Virtual Currency IRS - Here Is What You Need to Know

Virtual Currency & IRS – Here is What You Need to Know

No matter what you do to earn your living, you probably have heard about virtual currency by now. If you don’t know much about it, we have you covered. Virtual currency is getting popular with each passing day, and the recent surge in the value of crypto assets is proof of it. Virtual currency, like fiat or traditional currency, is used as a means of payment of goods and services, and like fiat currency, users also have a lot of different cryptocurrencies to choose from. The most prominent virtual currencies are Bitcoin (BTC), Ethereum (ETH), Bitcoin Cash (BCH), and Litecoin (LTC), etc. 

After acceptance of cryptocurrency regulatory authorities, the next step is to regulate it and tax it. The IRS is on the path to doing just that. The IRS has its own definition of virtual or cryptocurrency, which states virtual currency as “the digital representation of value that functions as a medium of exchange, a unit of account, and a store of value other than a representation of the United States dollar or a foreign currency.”  Virtual currency is being accepted as a mode of payment by some major online as well as brick-and-mortar retailers (Microsoft, Overstock, Home Depot, Starbucks and Twitch, etc.), and the IRS can longer leave it outside the tax net. 
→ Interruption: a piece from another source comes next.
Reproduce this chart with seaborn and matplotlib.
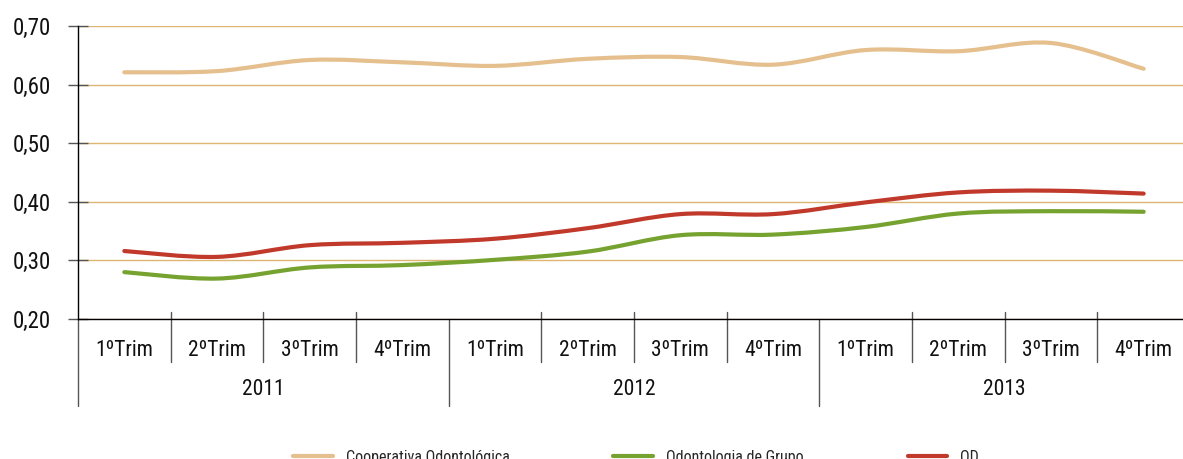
import numpy as np
import pandas as pd
import matplotlib
matplotlib.use("Agg")
import matplotlib.pyplot as plt
import matplotlib.transforms as mtransforms
from matplotlib import font_manager
from matplotlib.path import Path
from matplotlib.patches import PathPatch
from matplotlib.lines import Line2D
import seaborn as sns

# data
anos = ["2011", "2012", "2013"]
trimestres = ["1ºTrim", "2ºTrim", "3ºTrim", "4ºTrim"]
series = ["Cooperativa Odontológica", "Odontologia de Grupo", "OD"]
cooperativa = [0.621, 0.623, 0.642, 0.638, 0.632, 0.644, 0.647, 0.634, 0.659, 0.657, 0.671, 0.627]
grupo = [0.280, 0.269, 0.288, 0.292, 0.301, 0.315, 0.343, 0.344, 0.357, 0.380, 0.384, 0.383]
od = [0.316, 0.306, 0.326, 0.330, 0.337, 0.355, 0.379, 0.379, 0.399, 0.416, 0.419, 0.414]
cores = ["#E5C08E", "#76A22F", "#C0392B"]

labels = [t for a in anos for t in trimestres]
pos = np.arange(len(labels))
df = pd.DataFrame({
    "pos": np.tile(pos, 3),
    "valor": cooperativa + grupo + od,
    "serie": np.repeat(series, len(pos)),
})

sns.set_theme(style="white")
# a narrow face if there is one, else plain Liberation Sans
instaladas = {f.name for f in font_manager.fontManager.ttflist}
familias = [f for f in ["Liberation Sans Narrow", "Roboto Condensed", "Liberation Sans"] if f in instaladas]
plt.rcParams["font.family"] = familias + ["DejaVu Sans"]

fig = plt.figure(figsize=(11.83, 4.59), dpi=100)
ax = fig.add_axes([78 / 1183, 140 / 459, 1112 / 1183, 293 / 459])

sns.lineplot(data=df, x="pos", y="valor", hue="serie", hue_order=series,
             palette=cores, linewidth=3, legend=False, ax=ax)


# smooth the lines like the original (bezier through the data points)
def suave(x, y):
    x = np.asarray(x, float)
    y = np.asarray(y, float)
    px = np.concatenate([[x[0]], x, [x[-1]]])
    py = np.concatenate([[y[0]], y, [y[-1]]])
    verts = [(x[0], y[0])]
    codes = [Path.MOVETO]
    for i in range(1, len(x)):
        c1 = (px[i] + (px[i + 1] - px[i - 1]) / 6, py[i] + (py[i + 1] - py[i - 1]) / 6)
        c2 = (px[i + 1] - (px[i + 2] - px[i]) / 6, py[i + 1] - (py[i + 2] - py[i]) / 6)
        verts += [c1, c2, (px[i + 1], py[i + 1])]
        codes += [Path.CURVE4] * 3
    return Path(verts, codes)


for linha, cor in zip(list(ax.lines), cores):
    xs, ys = linha.get_data()
    ax.add_patch(PathPatch(suave(xs, ys), facecolor="none", edgecolor=cor,
                           lw=3, capstyle="round", zorder=3))
    linha.set_visible(False)

ax.set_xlim(-0.5, 11.5)
ax.set_ylim(0.2, 0.7)
ax.set_yticks([0.2, 0.3, 0.4, 0.5, 0.6, 0.7])
ax.set_yticklabels([f"{v:.2f}".replace(".", ",") for v in [0.2, 0.3, 0.4, 0.5, 0.6, 0.7]])
ax.yaxis.grid(True, color="#DDB672", linewidth=1)
ax.set_axisbelow(True)
ax.tick_params(axis="y", direction="inout", length=15, width=1, color="#555555",
               labelsize=16.5, pad=12, left=True, labelcolor="#111111")
for s in ["top", "right"]:
    ax.spines[s].set_visible(False)
for s in ["left", "bottom"]:
    ax.spines[s].set_color("black")
    ax.spines[s].set_linewidth(1)

ax.set_xticks(pos)
ax.set_xticklabels(labels)
ax.tick_params(axis="x", length=0, labelsize=15.5, pad=15, labelcolor="#111111")
ax.set_xlabel("")
ax.set_ylabel("")

# category separators and year labels
trans = mtransforms.blended_transform_factory(ax.transData, ax.transAxes)
for b in np.arange(-0.5, 12, 1):
    if b in (-0.5, 3.5, 7.5):
        ax.plot([b, b], [0.0, -0.297], color="#555555", lw=1, transform=trans, clip_on=False)
    else:
        ax.plot([b, b], [0.024, -0.147], color="#555555", lw=1, transform=trans, clip_on=False)
for i, a in enumerate(anos):
    ax.text(i * 4 + 1.5, -0.239, a, transform=trans, ha="center", va="center",
            fontsize=15.5, color="#111111")

handles = [Line2D([], [], color=c, lw=3) for c in cores]
fig.legend(handles, series, loc="upper left", bbox_to_anchor=(293 / 1183, 9 / 459),
           ncol=3, frameon=False, fontsize=11.5, handlelength=2.5, handletextpad=0.8,
           columnspacing=6.5, borderpad=0, borderaxespad=0)

fig.savefig("out.png", dpi=100)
As per the IRS official website, “Virtual currency transactions are taxable by law just like transactions in any other property. Taxpayers transacting in virtual currency may have to report those transactions on their tax returns.” The IRS acknowledges cryptocurrency as ‘real’ currency, but it does not have a legal tender status in any jurisdiction. However, it is also a matter of time before it happens.

Virtual Currency and IRS:

When the IRS gives virtual assets status of “medium of transaction,” it actually means that the use of these currencies to pay for goods and services or hold them as a store of value will have tax consequences and translate into tax liability. Through its IRS Notice 2014-21 and IRB 2014-16, IRS put out guidelines for individuals and businesses on how virtual currency transactions will be taxed.

In simple words, if you mine, sell or purchase Bitcoin or any other cryptocurrency in the future, you have to tell the IRS about it in your next tax returns. The importance of the IRS’s efforts to bring virtual money into the tax net can be understood by looking at the front page of individual income tax returns or commonly known as Form 1040. IRS asks a yes or no question on Form 140:

“At any time during 2020, did you receive, sell, send, exchange, or otherwise acquire any financial interest in any virtual currency?”

This is an important thing for taxpayers to understand. Taxpayers can no longer transact in crypto assets without telling the IRS about them. If they do that, it will put them under civil or criminal examination for misleading the IRS. 

In a nutshell, if you are a tax compliant individual and don’t use crypto assets for hiding your money, you don’t have to worry about anything. Just do what you used to do all your life and keep paying taxes on all your financial transactions, including those which are virtual currency. 

The IRS doesn’t want to limit the use of Virtual currency and just expects you to pay taxes for crypto assets.